Blade Runner 2049 expands on this peculiar virtue of Blade Runner. It re-presents the terms from Blade Runner (replicant, Nexus, Blade Runner) and novel (Rick Deckard) into a timeframe set 30 years after the original movie. Like the novel and movie, 2049 is a work of art portraying a dystopic vision of the future, featuring overpopulation and ecological collapse. In the movies, advertisements and poverty are omnipresent—forces twinned around virtual meanings of want. 2049 goes beyond the initial movie by pointing to three other text sources, taken into the movie as virtual components in a way similar to Electric Sheep. These source texts are observable non-realities that allow audiences to understand the greater scope of the film.[2] The first text is referenced by title and image—Pale Fire (Nabokov)—and also is virtually produced as K’s baseline test. Its inclusion invites audiences to see the movie in terms of the novel’s inheritance of metatextual references, inviting the relationship to the virtual that I am exploring here.
The second text(s) virtually appear in the protagonist’s name—first K, then “Joe” K. The joke is that the tension between K. and Joseph K. recurs in two of Kafka’s novels, The Castle (which features “K”) and The Trial (which features “Josef K”). Thematically, both novels deal with the tension of the virtual and the real. In The Trial, Josef K is notified of a virtual guilt (a property of his that had been latent due to contingent circumstances) that he spends the novel attempting to name before he is executed by being stabbed by a knife in the side (“Like a dog!”)—happenstantially, this is similar to K’s wound in 2049. In The Castle, K. is given a task and mission, but finds it impossible to locate the source of authority that grounds his efforts. Power in The Castle functions as Josef K’s guilt did in The Trial: although wholly virtual, it is also present and effective at initiating change.
The third text, Treasure Island (Stevenson), emerges as a bizarre interruption. It comes into play in the third act of the movie and stabilizes Deckard’s relationship to 2049 as a metatextual reference to a character (Ben Gunn, in the book) whose relation to the plot (given the continent circumstances of the narrator) remained unknown until late. Deckard, like Gunn, has remained isolated in a place distanced from the action of the text until his information is required for the plot to develop.

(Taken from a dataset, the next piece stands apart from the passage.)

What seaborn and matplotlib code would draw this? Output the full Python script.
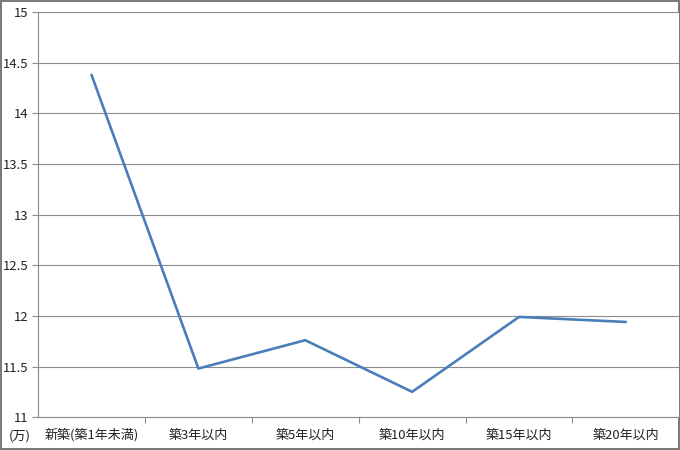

The book appears not only as a metatextual reference to the plot, but also references its virtual appearance in 1982’s Blade Runner—the novel was a favorite of Holden, a blade runner—in what ended up being a deleted scene (a deleted scene is, of course, a scene that is only virtually part of a movie).
Blade Runner 2049 also carries other virtual texts within its code—noir, which influenced Blade Runner (and thus also Blade Runner 2049), as well as Chinatown. Certain shots—a sole green eye staring to start the movie, Deckard pulling out a gun, K. with a bandaged nose—recreate visual elements within 2049 that clearly situate the movie within other cinematic structures. These structures can be understood as different kinds of “patterns” against what—relative to patterns understood by other texts—would be established as “randomness.” The result is complicated scenes: when Deckard first challenges K. by asking about cheese, it activates two virtual texts that comprise Blade Runner 2049: Blade Runner and Treasure Island. Understanding 2049’s virtual relation to Blade Runner makes the question of cheese randomness according to its pattern, and understanding 2049’s virtual relationship to Treasure Island frames the visual image as random relative to its connective spoken content. Knowing about the deleted scene in Blade Runner that references Treasure Island provides a point of view that appreciates the deeper virtual pattern that integrates the rival elements of seeming randomness.
The virtual text that the movie most closely invokes is clearly Blade Runner. Part of the pleasure of 2049 comes in exploring how Villeneuve provides a deeper sense of the logic of the original through what he extrapolates into a second movie. Although 2049 can stand alone as a film, having seen Blade Runner (either the original or director’s cut) provides a strong sense of the pattern of this movie. From one perspective, the movies are virtually identical—thirty years apart. The original features a human who wonders if he is a Replicant, 2049 features a Replicant who questions whether he might be human. 2049 uses totems that are virtually identical to those in Blade Runner—wooden carvings rather than origami. There’s a love story that succeeds despite being doomed to fail, and powerful women who attempt to kill the protagonist. Precipitation dominates, but as snow instead of rain.[3]
Each of these texts is virtually “present” within Blade Runner 2049 as an observerable non-presence. They come to the surface depending on contingent circumstance—an audience member’s familiarity with the cited text. In other words, appreciating this virtual dimension of the movie requires knowledge of narrative patterns that inform the movie’s decisions, allowing the audience to discern different patterns through seeming randomness. Knowledge of the virtual requires interacting with its actual wholeness, the event of the movie as a visual, sonic, narrative product. None of these virtual elements are whole, or necessary: each expands the pleasure of the movie by deepening it, and each contributes toward a shifting experience of a non-total whole that remains arguably present, more or less, throughout.
[1] In an interview, Ridley Scott suggests that he is also responsible for much of the story and writing that occurred in the screenplay for Blade Runner 2049. https://ew.com/movies/2017/12/27/blade-runner-2049-ridley-scott-reaction/
[2] Ignatiy Visnevetsky’s “Forget it, Kinbote, it’s Chinatown: A Blade Runner 2049 reference guide” provides a helpful, more in depth guide to the texts that I argue remain virtually present. https://www.avclub.com/forget-it-kinbote-it-s-chinatown-a-blade-runner-2049-1819179477
[3] As Thrillist puts it, “That constant twinning of plot points, creating nostalgic reverberations and deja-vu-like familiarity in nearly every scene, will either be your favorite or least favorite part of the sequel.”